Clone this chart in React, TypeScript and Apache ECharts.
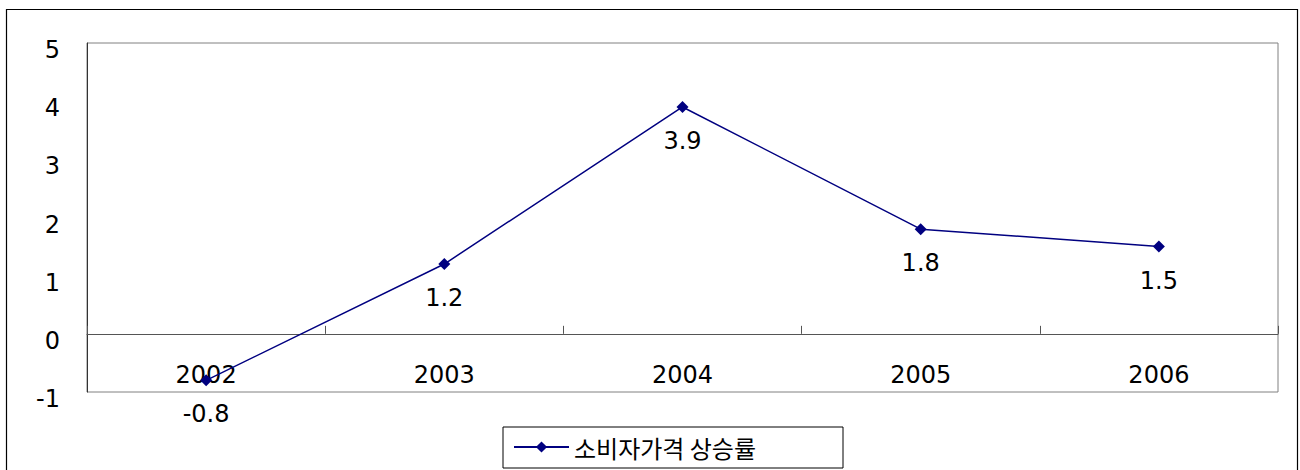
import React, { useEffect, useRef } from "react";
import * as echarts from "echarts";

const categories = ["2002", "2003", "2004", "2005", "2006"];
const values = [-0.8, 1.2, 3.9, 1.8, 1.5];
const seriesName = "소비자가격 상승률";
const yMin = -1;
const yMax = 5;
const yInterval = 1;

const FONT = "'DejaVu Sans', 'Noto Sans CJK KR', sans-serif";

export default function App() {
  const ref = useRef<HTMLDivElement>(null);
  useEffect(() => {
    if (!ref.current) return;
    const chart = echarts.init(ref.current, null, { renderer: "svg" });
    chart.setOption({
      animation: false,
      backgroundColor: "#fff",
      textStyle: { fontFamily: FONT },
      graphic: [
        {
          type: "rect",
          silent: true,
          z: -1,
          shape: { x: 6.5, y: 9.5, width: 1291, height: 480 },
          style: { fill: "none", stroke: "#000", lineWidth: 1.2 },
        },
      ],
      grid: {
        left: 87,
        top: 43,
        right: 22,
        bottom: 78,
        show: true,
        borderColor: "#808080",
        borderWidth: 1,
        backgroundColor: "transparent",
      },
      legend: {
        left: 503,
        top: 427,
        padding: [7, 87, 8, 10],
        borderColor: "#000",
        borderWidth: 1,
        backgroundColor: "#fff",
        itemWidth: 55,
        itemHeight: 14,
        textStyle: {
          fontSize: 24,
          color: "#000",
          fontFamily: "'Noto Sans CJK KR', sans-serif",
          lineHeight: 26,
        },
        data: [seriesName],
      },
      xAxis: {
        type: "category",
        data: categories,
        boundaryGap: true,
        axisLine: { onZero: true, lineStyle: { color: "#555", width: 1 } },
        axisTick: { show: true, inside: true, length: 8, lineStyle: { color: "#555" } },
        axisLabel: { margin: -29, fontSize: 24, color: "#000", fontFamily: FONT },
        splitLine: { show: false },
      },
      yAxis: {
        type: "value",
        min: yMin,
        max: yMax,
        interval: yInterval,
        axisLine: { show: true, lineStyle: { color: "#333", width: 1 } },
        axisTick: { show: false },
        splitLine: { show: false },
        axisLabel: {
          fontSize: 24,
          color: "#000",
          margin: 27,
          verticalAlign: "top",
          lineHeight: 14,
          fontFamily: FONT,
        },
      },
      series: [
        {
          type: "line",
          name: seriesName,
          data: values,
          symbol: "diamond",
          symbolSize: 12,
          lineStyle: { color: "#000080", width: 1.5 },
          itemStyle: { color: "#000080" },
          label: {
            show: true,
            position: "bottom",
            distance: 16,
            fontSize: 24,
            color: "#000",
            fontFamily: FONT,
          },
        },
      ],
    });
    return () => chart.dispose();
  }, []);
  return (
    <div
      ref={ref}
      style={{ position: "fixed", left: 0, top: 0, width: 1300, height: 470 }}
    />
  );
}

════════

### Required task
Transcribe the full listing character for character. Pictures are excluded.

### Exercise result
Clone this chart in React, TypeScript and Apache ECharts.
import React, { useEffect, useRef } from "react";
import * as echarts from "echarts";

const categories = ["2002", "2003", "2004", "2005", "2006"];
const values = [-0.8, 1.2, 3.9, 1.8, 1.5];
const seriesName = "소비자가격 상승률";
const yMin = -1;
const yMax = 5;
const yInterval = 1;

const FONT = "'DejaVu Sans', 'Noto Sans CJK KR', sans-serif";

export default function App() {
  const ref = useRef<HTMLDivElement>(null);
  useEffect(() => {
    if (!ref.current) return;
    const chart = echarts.init(ref.current, null, { renderer: "svg" });
    chart.setOption({
      animation: false,
      backgroundColor: "#fff",
      textStyle: { fontFamily: FONT },
      graphic: [
        {
          type: "rect",
          silent: true,
          z: -1,
          shape: { x: 6.5, y: 9.5, width: 1291, height: 480 },
          style: { fill: "none", stroke: "#000", lineWidth: 1.2 },
        },
      ],
      grid: {
        left: 87,
        top: 43,
        right: 22,
        bottom: 78,
        show: true,
        borderColor: "#808080",
        borderWidth: 1,
        backgroundColor: "transparent",
      },
      legend: {
        left: 503,
        top: 427,
        padding: [7, 87, 8, 10],
        borderColor: "#000",
        borderWidth: 1,
        backgroundColor: "#fff",
        itemWidth: 55,
        itemHeight: 14,
        textStyle: {
          fontSize: 24,
          color: "#000",
          fontFamily: "'Noto Sans CJK KR', sans-serif",
          lineHeight: 26,
        },
        data: [seriesName],
      },
      xAxis: {
        type: "category",
        data: categories,
        boundaryGap: true,
        axisLine: { onZero: true, lineStyle: { color: "#555", width: 1 } },
        axisTick: { show: true, inside: true, length: 8, lineStyle: { color: "#555" } },
        axisLabel: { margin: -29, fontSize: 24, color: "#000", fontFamily: FONT },
        splitLine: { show: false },
      },
      yAxis: {
        type: "value",
        min: yMin,
        max: yMax,
        interval: yInterval,
        axisLine: { show: true, lineStyle: { color: "#333", width: 1 } },
        axisTick: { show: false },
        splitLine: { show: false },
        axisLabel: {
          fontSize: 24,
          color: "#000",
          margin: 27,
          verticalAlign: "top",
          lineHeight: 14,
          fontFamily: FONT,
        },
      },
      series: [
        {
          type: "line",
          name: seriesName,
          data: values,
          symbol: "diamond",
          symbolSize: 12,
          lineStyle: { color: "#000080", width: 1.5 },
          itemStyle: { color: "#000080" },
          label: {
            show: true,
            position: "bottom",
            distance: 16,
            fontSize: 24,
            color: "#000",
            fontFamily: FONT,
          },
        },
      ],
    });
    return () => chart.dispose();
  }, []);
  return (
    <div
      ref={ref}
      style={{ position: "fixed", left: 0, top: 0, width: 1300, height: 470 }}
    />
  );
}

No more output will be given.